A Makeup Artist’s Trick for Removing Eyeliner That Has Been Fossilized Onto the Lash Line

Photo: Getty Images/People Images
Raise your hand if you've been afflicted by fossilized eyeliner. You know what I'm talking about: The horror of finding that a liner was just so budge-proof that it settled into place in 1999 and never left the party. Or alternatively, that feeling when you wake up in the morning looking like a sad prom queen from excess mascara that held onto lashes for dear life while washing and somehow chose overnight to let go. It's an interesting dilemma, because you want that eye makeup to stay long enough to do its job, but not past the sink.

While the natural reaction is to try scrubbing and wiping away that makeup with a simple facial cleanser or makeup remover, the key is really about perfecting your technique, and that technique involves a Q-tip. To properly get off every last bit of that black around your eyes, consider it your secret weapon.

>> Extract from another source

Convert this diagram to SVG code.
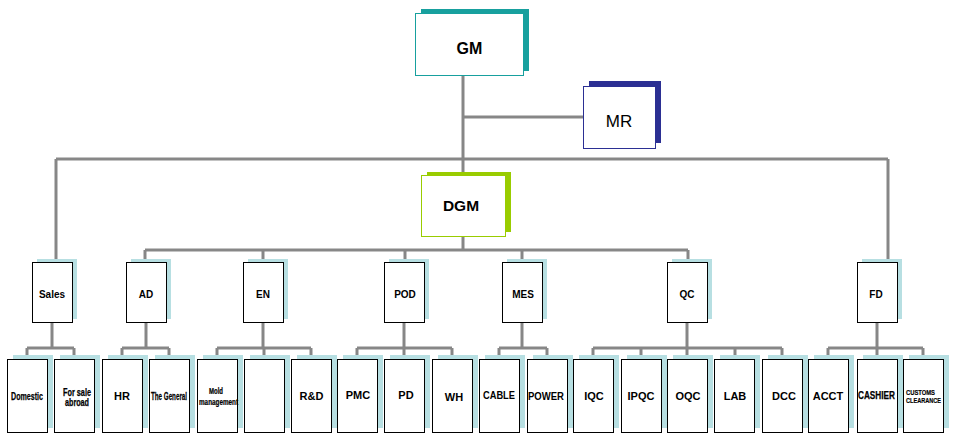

"I always just wanna start by putting Bioderma on a Q-tip and just going around the eyes to make sure that there is no makeup buildup from previously," says Katie Jane Hughes, a celebrity makeup artist who works with everyone from Ashley Graham to Rosie Huntington-Whiteley (who she appears in the tip-filled video with). When I reach out to another veteran makeup artist Molly R. Stern, she echoes the effectiveness. "Using a Q-tip can help make sure you really remove all the build up in the lashes," she says.

It's brilliant because micellar water is the go-to French girl way to cleanse your face, and the cleanser itself—which is light, liquidy, and contains tiny oil molecules that bind to the oil in products—works to sweep the excess away. Twirl the Q-Tip from the inner corner of the lash line to the outer corner, so that it can get into all the nooks and crannies of your eye to get off every. last. bit. of makeup. Together, they're the power duo of making your face a squeaky-clean blank canvas.